Source excerpt
● ● ● ● ●

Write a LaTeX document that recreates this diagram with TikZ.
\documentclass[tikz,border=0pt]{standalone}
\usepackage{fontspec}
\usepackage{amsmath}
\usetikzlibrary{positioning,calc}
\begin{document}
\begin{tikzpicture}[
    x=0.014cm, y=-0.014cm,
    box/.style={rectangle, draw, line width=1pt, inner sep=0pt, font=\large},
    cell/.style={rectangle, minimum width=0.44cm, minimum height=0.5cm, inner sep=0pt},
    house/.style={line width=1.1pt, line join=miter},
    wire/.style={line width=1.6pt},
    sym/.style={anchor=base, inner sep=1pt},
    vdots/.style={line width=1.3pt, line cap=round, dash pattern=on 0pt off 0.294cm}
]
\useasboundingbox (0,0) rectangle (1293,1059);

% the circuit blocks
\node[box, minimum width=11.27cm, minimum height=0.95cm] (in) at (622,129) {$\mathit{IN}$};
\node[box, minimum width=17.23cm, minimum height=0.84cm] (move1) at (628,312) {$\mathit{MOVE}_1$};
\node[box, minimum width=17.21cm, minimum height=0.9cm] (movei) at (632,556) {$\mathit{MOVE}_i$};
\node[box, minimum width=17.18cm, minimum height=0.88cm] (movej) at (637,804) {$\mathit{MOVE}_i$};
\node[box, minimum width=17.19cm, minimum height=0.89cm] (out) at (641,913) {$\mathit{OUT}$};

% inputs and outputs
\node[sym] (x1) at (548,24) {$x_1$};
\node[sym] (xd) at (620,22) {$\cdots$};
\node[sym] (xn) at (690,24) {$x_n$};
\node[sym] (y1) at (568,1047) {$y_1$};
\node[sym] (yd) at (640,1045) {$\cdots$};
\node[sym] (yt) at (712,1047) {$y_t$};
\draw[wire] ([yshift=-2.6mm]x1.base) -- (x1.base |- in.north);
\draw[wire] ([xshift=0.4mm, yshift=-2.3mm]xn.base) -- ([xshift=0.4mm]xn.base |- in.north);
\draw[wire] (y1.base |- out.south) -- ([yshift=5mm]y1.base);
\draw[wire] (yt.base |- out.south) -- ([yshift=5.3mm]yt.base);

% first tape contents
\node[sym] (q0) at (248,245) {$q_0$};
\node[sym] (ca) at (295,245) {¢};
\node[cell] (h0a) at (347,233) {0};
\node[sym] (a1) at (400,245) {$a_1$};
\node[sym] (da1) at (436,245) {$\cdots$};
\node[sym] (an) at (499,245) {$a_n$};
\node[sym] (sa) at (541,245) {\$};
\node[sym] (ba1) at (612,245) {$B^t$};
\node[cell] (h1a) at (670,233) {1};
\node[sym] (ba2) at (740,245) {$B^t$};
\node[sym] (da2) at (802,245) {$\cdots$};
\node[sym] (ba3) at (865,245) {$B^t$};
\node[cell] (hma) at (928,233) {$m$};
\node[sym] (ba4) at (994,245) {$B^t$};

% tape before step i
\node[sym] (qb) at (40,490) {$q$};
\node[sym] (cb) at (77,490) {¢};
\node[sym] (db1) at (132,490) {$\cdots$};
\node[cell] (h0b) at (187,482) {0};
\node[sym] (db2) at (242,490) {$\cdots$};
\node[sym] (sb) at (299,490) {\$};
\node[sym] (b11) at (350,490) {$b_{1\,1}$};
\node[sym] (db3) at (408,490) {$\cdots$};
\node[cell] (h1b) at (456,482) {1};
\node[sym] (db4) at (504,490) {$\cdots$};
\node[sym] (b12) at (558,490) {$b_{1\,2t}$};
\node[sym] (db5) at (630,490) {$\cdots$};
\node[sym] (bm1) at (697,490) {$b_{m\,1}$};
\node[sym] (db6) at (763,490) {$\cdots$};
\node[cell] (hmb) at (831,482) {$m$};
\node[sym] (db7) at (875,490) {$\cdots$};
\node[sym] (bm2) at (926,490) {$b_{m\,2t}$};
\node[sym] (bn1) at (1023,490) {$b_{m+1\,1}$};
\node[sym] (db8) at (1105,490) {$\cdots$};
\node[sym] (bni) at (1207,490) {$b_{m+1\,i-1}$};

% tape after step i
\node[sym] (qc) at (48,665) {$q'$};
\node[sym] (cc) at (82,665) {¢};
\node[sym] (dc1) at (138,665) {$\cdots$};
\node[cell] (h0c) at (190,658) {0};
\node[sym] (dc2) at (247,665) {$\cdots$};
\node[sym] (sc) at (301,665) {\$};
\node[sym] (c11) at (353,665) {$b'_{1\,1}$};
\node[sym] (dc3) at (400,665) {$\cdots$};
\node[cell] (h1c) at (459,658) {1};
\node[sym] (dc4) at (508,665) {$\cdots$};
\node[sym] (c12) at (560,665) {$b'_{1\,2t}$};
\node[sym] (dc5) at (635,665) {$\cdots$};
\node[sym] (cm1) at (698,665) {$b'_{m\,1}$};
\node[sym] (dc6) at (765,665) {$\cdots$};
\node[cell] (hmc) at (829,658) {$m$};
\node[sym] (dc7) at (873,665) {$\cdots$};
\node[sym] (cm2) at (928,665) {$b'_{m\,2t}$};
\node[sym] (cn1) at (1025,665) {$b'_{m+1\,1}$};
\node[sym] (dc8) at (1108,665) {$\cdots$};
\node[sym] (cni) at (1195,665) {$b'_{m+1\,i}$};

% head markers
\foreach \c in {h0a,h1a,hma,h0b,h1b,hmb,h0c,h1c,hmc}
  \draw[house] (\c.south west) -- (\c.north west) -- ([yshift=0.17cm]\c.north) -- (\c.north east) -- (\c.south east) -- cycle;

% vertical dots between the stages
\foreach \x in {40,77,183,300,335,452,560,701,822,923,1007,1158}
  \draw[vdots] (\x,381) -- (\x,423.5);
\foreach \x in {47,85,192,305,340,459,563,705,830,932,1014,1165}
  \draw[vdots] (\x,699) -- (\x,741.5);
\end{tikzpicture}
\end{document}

● ● ● ● ●

Instructions to follow
Using the material above, quote the first line and each line after it, stopping at and including the line that holds "(0,0) rectangle (1293,1059);".

Correct result
Write a LaTeX document that recreates this diagram with TikZ.
\documentclass[tikz,border=0pt]{standalone}
\usepackage{fontspec}
\usepackage{amsmath}
\usetikzlibrary{positioning,calc}
\begin{document}
\begin{tikzpicture}[
    x=0.014cm, y=-0.014cm,
    box/.style={rectangle, draw, line width=1pt, inner sep=0pt, font=\large},
    cell/.style={rectangle, minimum width=0.44cm, minimum height=0.5cm, inner sep=0pt},
    house/.style={line width=1.1pt, line join=miter},
    wire/.style={line width=1.6pt},
    sym/.style={anchor=base, inner sep=1pt},
    vdots/.style={line width=1.3pt, line cap=round, dash pattern=on 0pt off 0.294cm}
]
\useasboundingbox (0,0) rectangle (1293,1059);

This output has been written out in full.